By Johanna Cano, posted Dec 16, 2022
TRU Colors, founded in Wilmington in 2017, ceased operations this year. (File photo)

A Wilmington brewery with a social impact mission and backing from a large national beer company ceased its operations this year.

TRU Colors CEO George Taylor announced the company’s end in September, just a few months after its taproom had opened on Greenfield Street. The company had also been distributing its first beer, TRU Light, at grocery stores and bars throughout the state for about a year, with the goal to grow its distribution outside of the state.

The company was founded with the mission to address gang-related violence in the community by hiring active gang members.
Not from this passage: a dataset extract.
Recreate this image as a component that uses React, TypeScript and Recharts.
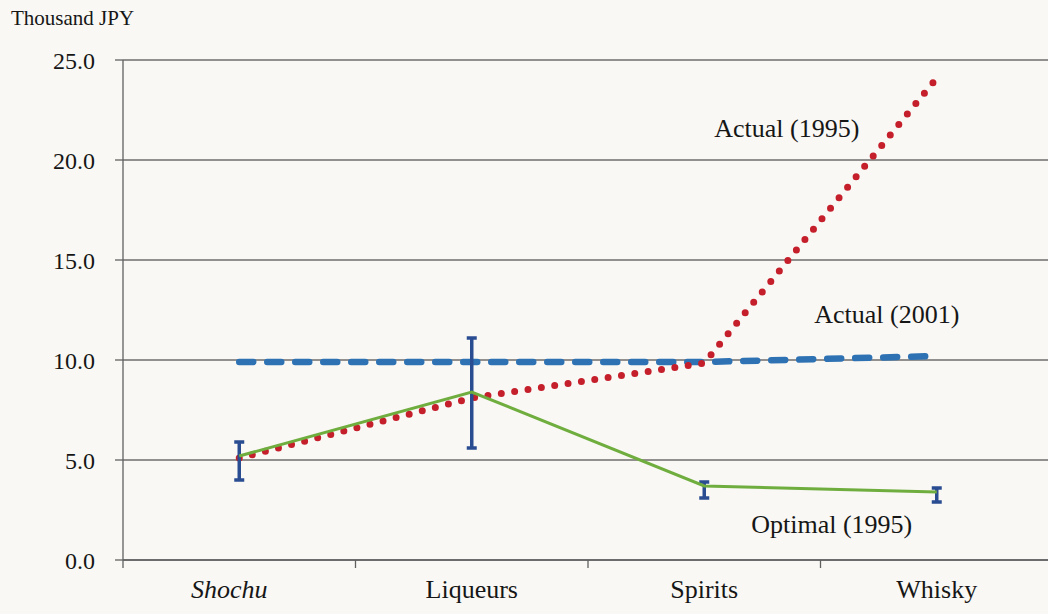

TRU Colors sought to provide gang members with a steady salary and give them skills that would result in personal and professional growth.

Since its founding in 2017, the company had experienced ups and downs, from receiving investment from Molson Coors and a $9.25 million financing from PNC Bank to criticism from some members of the community after a high-profile fatal shooting involving employees.

The shooting, which took place at George Taylor III’s home (former COO of TRU Colors and Taylor’s son,) resulted in the death of TRU Colors employee Koredreese Robert Tyson and his friend Bri-yanna Emily Williams. It became the focal point of the article “A Brewery’s Anti-Violence Mission, Complicated by a Killing” published in The New Yorker, which brought up questions about the company’s undertaking and its CEO.

In his statement on the brewery’s closure, Taylor said the decision was a culmination of what he called unfavorable media reports with “salacious headlines and biased stories,” dried-up investments and lack of local support.

“There was no playbook, and while we made mistakes, we learned and TRU Colors became effective in its social mission,” Taylor wrote in his statement. “TRU Colors is so much more than a startup or financial investment. It is a vision and a mission, that are critical to our future. What our team did mattered and what our team did worked, but we ran out of runway. The cost of change is high.”

Some local organizations rallied to assist laid-off workers including New Hanover County’s Port City United, which began coordinating with employees soon after the news of the closure. Cape Fear Community College officials reached out to TRU Colors employees to offer help through its educational and apprenticeship programs.